First, create a new environment with conda and clone the repository
conda create -n cd python=3.10 -y
git clone git@github.com:Fanziyang-v/contrastive-decoding.git
cd contrastive-decoding
Second, install the package using pip with editable option
pip install -e lmms-eval
pip install -e LLaVA
pip install -e transformers
Currently, Visual Contrastive Decoding(VCD) is implemented. The other contrastive decoding strategies such OPEAR and DOLA will be implemented soon.
Authors: Sicong Leng, Hang Zhang, Guanzheng Chen, Xin Li, Shijian Lu, Chunyan Miao, Lidong Bing
Abstract: Large Vision-Language Models (LVLMs) have advanced considerably, intertwining visual recognition and language understanding to generate content that is not only coherent but also contextually attuned. Despite their success, LVLMs still suffer from the issue of object hallucinations, where models generate plausible yet incorrect outputs that include objects that do not exist in the images. To mitigate this issue, we introduce Visual Contrastive Decoding (VCD), a simple and training-free method that contrasts output distributions derived from original and distorted visual inputs. The proposed VCD effectively reduces the over-reliance on statistical bias and unimodal priors, two essential causes of object hallucinations. This adjustment ensures the generated content is closely grounded to visual inputs, resulting in contextually accurate outputs. Our experiments show that VCD, without either additional training or the usage of external tools, significantly mitigates the object hallucination issue across different LVLM families. Beyond mitigating object hallucinations, VCD also excels in general LVLM benchmarks, highlighting its wide-ranging applicability.
Authors: Fushuo Huo, Wenchao Xu, Zhong Zhang, Haozhao Wang, Zhicheng Chen, Peilin Zhao
Abstract: While Large Vision-Language Models (LVLMs) have rapidly advanced in recent years, the prevalent issue known as the hallucination' problem has emerged as a significant bottleneck, hindering their real-world deployments. Existing methods mitigate this issue mainly from two perspectives: One approach leverages extra knowledge like robust instruction tuning LVLMs with curated datasets or employing auxiliary analysis networks, which inevitable incur additional costs. Another approach, known as contrastive decoding, induces hallucinations by manually disturbing the vision or instruction raw inputs and mitigates them by contrasting the outputs of the disturbed and original LVLMs. However, these approaches rely on empirical holistic input disturbances and double the inference cost. To avoid these issues, we propose a simple yet effective method named Self-Introspective Decoding (SID). Our empirical investigation reveals that pretrained LVLMs can introspectively assess the importance of vision tokens based on preceding vision and text (both instruction and generated) tokens. We develop the Context and Text-aware Token Selection (CT2S) strategy, which preserves only unimportant vision tokens after early layers of LVLMs to adaptively amplify text-informed hallucination during the auto-regressive decoding. This approach ensures that multimodal knowledge absorbed in the early layers induces multimodal contextual rather than aimless hallucinations. Subsequently, the original token logits subtract the amplified vision-and-text association hallucinations, guiding LVLMs decoding faithfully. Extensive experiments illustrate SID generates less-hallucination and higher-quality texts across various metrics, without extra knowledge and much additional computation burdens.

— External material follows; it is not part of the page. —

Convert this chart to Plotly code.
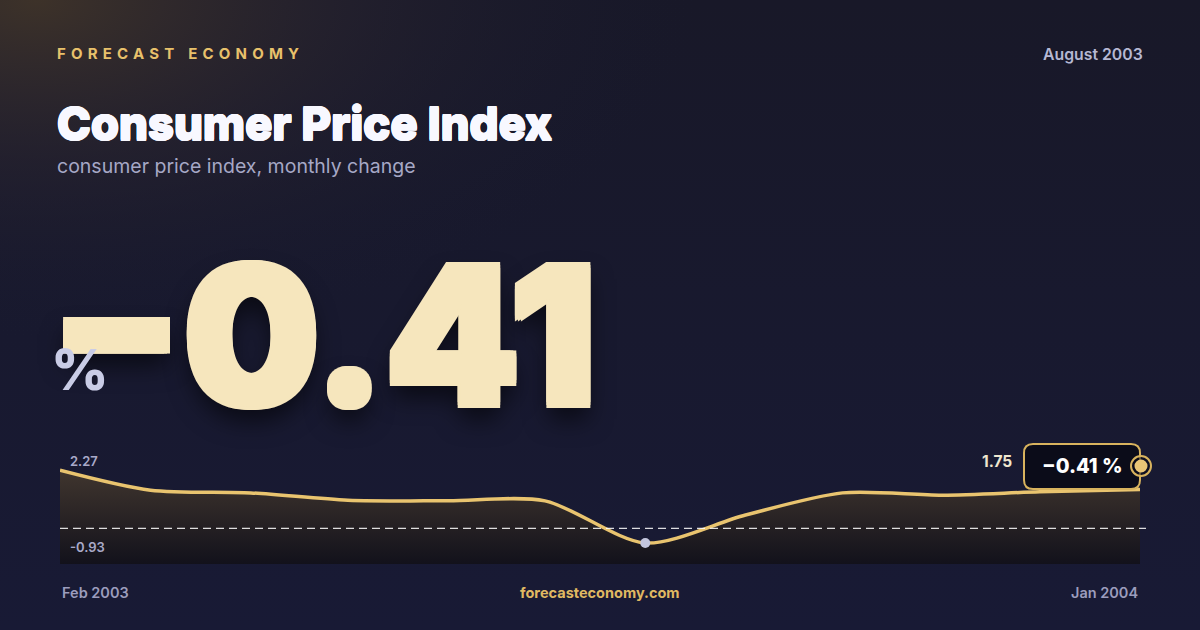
import base64
import plotly.graph_objects as go

# ------------------------------------------------------ #
#       Data                                             #
# ------------------------------------------------------ #
months = ["2003-02-01", "2003-03-01", "2003-04-01", "2003-05-01", "2003-06-01", "2003-07-01",
          "2003-08-01", "2003-09-01", "2003-10-01", "2003-11-01", "2003-12-01", "2004-01-01"]
cpi_change = [2.27, 1.39, 1.27, 0.95, 0.92, 0.92, -0.93, 0.30, 1.27, 1.17, 1.32, 1.42]

ref_level = -0.29      # dashed reference line
floor_level = -1.85    # bottom of the shaded area

headline_value = "−0.41"
badge_text = "−0.41 %"
max_label = "2.27"
min_label = "-0.93"
last_label = "1.75"
period_label = "August 2003"
start_label = "Feb 2003"
end_label = "Jan 2004"

W, H = 1200, 630
FONT = "Inter"
GOLD = "#e9c46f"


def px(x):
    return x / W


def py(y):
    return 1 - y / H


def fatten(color, d):
    # text-shadow ring used to make a glyph look heavier
    offs = [(d, 0), (-d, 0), (0, d), (0, -d), (d, d), (-d, d), (d, -d), (-d, -d)]
    return ", ".join(f"{x}px {y}px 0px {color}" for x, y in offs)


# background: dark navy with a warm glow top-left
bg_svg = (
    "<svg xmlns='http://www.w3.org/2000/svg' width='1200' height='630'>"
    "<defs>"
    "<linearGradient id='b' x1='0' y1='0' x2='0' y2='1'>"
    "<stop offset='0' stop-color='#181828'/><stop offset='1' stop-color='#181a35'/>"
    "</linearGradient>"
    "<radialGradient id='g' cx='0.03' cy='0' r='0.55'>"
    "<stop offset='0' stop-color='#3d3229' stop-opacity='1'/>"
    "<stop offset='0.5' stop-color='#2a2530' stop-opacity='0.5'/>"
    "<stop offset='1' stop-color='#181a30' stop-opacity='0'/>"
    "</radialGradient>"
    "</defs>"
    "<rect width='1200' height='630' fill='url(#b)'/>"
    "<rect width='1200' height='630' fill='url(#g)'/>"
    "</svg>"
)
bg_src = "data:image/svg+xml;base64," + base64.b64encode(bg_svg.encode()).decode()

fig = go.Figure()

# floor for the area fill
fig.add_trace(go.Scatter(x=months, y=[floor_level] * len(months), mode="lines",
                         line=dict(width=0), hoverinfo="skip", showlegend=False))
fig.add_trace(go.Scatter(
    x=months, y=cpi_change, mode="lines",
    line=dict(color=GOLD, width=3.5, shape="spline", smoothing=0.8),
    fill="tonexty",
    fillgradient=dict(type="vertical",
                      colorscale=[[0, "rgba(18,17,26,0.95)"], [1, "rgba(66,55,46,0.95)"]]),
    hoverinfo="skip", showlegend=False))

# lowest point
i_min = cpi_change.index(min(cpi_change))
fig.add_trace(go.Scatter(x=[months[i_min]], y=[cpi_change[i_min]], mode="markers",
                         marker=dict(color="#c3c6de", size=10), hoverinfo="skip", showlegend=False))

# dashed reference line
fig.add_shape(type="line", xref="paper", yref="y", x0=px(60), x1=px(1146),
              y0=ref_level, y1=ref_level,
              line=dict(color="rgba(255,255,255,0.85)", width=1.3, dash="8px,5px"))

# badge at the end of the line
bx0, bx1, by0, by1, r = 1024, 1140, 444, 489, 9
badge_path = (
    f"M {px(bx0 + r)} {py(by0)} L {px(bx1 - r)} {py(by0)} "
    f"Q {px(bx1)} {py(by0)} {px(bx1)} {py(by0 + r)} "
    f"L {px(bx1)} {py(by1 - r)} Q {px(bx1)} {py(by1)} {px(bx1 - r)} {py(by1)} "
    f"L {px(bx0 + r)} {py(by1)} Q {px(bx0)} {py(by1)} {px(bx0)} {py(by1 - r)} "
    f"L {px(bx0)} {py(by0 + r)} Q {px(bx0)} {py(by0)} {px(bx0 + r)} {py(by0)} Z"
)
fig.add_shape(type="path", xref="paper", yref="paper", path=badge_path,
              fillcolor="#0b0c19", line=dict(color="#d8b35e", width=2))
cx, cy = 1141, 466
fig.add_shape(type="circle", xref="paper", yref="paper",
              x0=px(cx - 10), x1=px(cx + 10), y0=py(cy + 10), y1=py(cy - 10),
              fillcolor="rgba(11,12,25,0.6)", line=dict(color="#d8b35e", width=2))
fig.add_shape(type="circle", xref="paper", yref="paper",
              x0=px(cx - 6.5), x1=px(cx + 6.5), y0=py(cy + 6.5), y1=py(cy - 6.5),
              fillcolor="#eac676", line=dict(width=0))


def label(text, x, y, size, color, weight=400, anchor="left", shadow=None):
    f = dict(family=FONT, size=size, color=color, weight=weight)
    if shadow:
        f["shadow"] = shadow
    shift = {"left": -2, "right": 2, "center": 0}[anchor]
    fig.add_annotation(text=text, x=px(x), y=py(y), xref="paper", yref="paper",
                       xanchor=anchor, yanchor="middle", xshift=shift, showarrow=False, font=f)


label("<span style='letter-spacing:5.2px'>FORECAST ECONOMY</span>", 57, 53, 15, "#e8c16b", 700)
label(period_label, 1143, 54, 15.8, "#b6b8d3", 600, anchor="right")
label("Consumer Price Index", 57, 124, 45.5, "#f8f8ff", 800, shadow=fatten("#f8f8ff", 0.7))
label("consumer price index, monthly change", 57, 166, 19.5, "#a6a8c6", 400)

label(headline_value, 50, 335, 192, "#f6e6bd", 900,
      shadow=fatten("#f6e6bd", 3) + ", 0px 14px 24px rgba(0,0,0,0.6)")
label("%", 51, 370, 56, "#c9cce6", 800)

label(max_label, 70, 461, 13, "#a9aac9", 600)
label(min_label, 70, 547, 13, "#a9aac9", 600)
label(last_label, 1012, 462, 15.5, "#efe6cf", 700, anchor="right")
label(badge_text, 1082, 466, 20, "#ffffff", 800, anchor="center")

label(start_label, 62, 592, 14.5, "#9c9dbd", 600)
label("forecasteconomy.com", 600, 592, 14.5, "#e0b962", 700, anchor="center")
label(end_label, 1138, 592, 14.5, "#9c9dbd", 600, anchor="right")

# plot area: x 60..1140, y 440..564 px
y_top = 3.59
fig.update_layout(
    width=W, height=H,
    margin=dict(l=0, r=0, t=0, b=0),
    paper_bgcolor="#17182d", plot_bgcolor="rgba(0,0,0,0)",
    xaxis=dict(domain=[px(60), px(1140)], range=[months[0], months[-1]], visible=False),
    yaxis=dict(domain=[py(564), py(440)], range=[floor_level, y_top], visible=False),
    images=[dict(source=bg_src, xref="paper", yref="paper", x=0, y=1, sizex=1, sizey=1,
                 sizing="stretch", layer="below", xanchor="left", yanchor="top")],
)

fig.write_html("out.html", config={"displayModeBar": False},
               post_script="document.body.style.margin='0';")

Here is an example on using lmms-eval to evaluate LLaVA v1.5-7B with VCD on POPE dataset.
python3 -m accelerate.commands.launch --num_processes=4 -m lmms_eval \
--model llava \
--model_args pretrained="liuhaotian/llava-v1.5-7b" \
--gen_kwargs strategy="VCD",alpha=1.0,beta=0.1,noise_step=999 \
--tasks pope_adv,pope_pop,pope_random \
--batch_size 1 \
--log_samples \
--log_samples_suffix llava_v1.5_pope_vcd \
--output_path ./logs/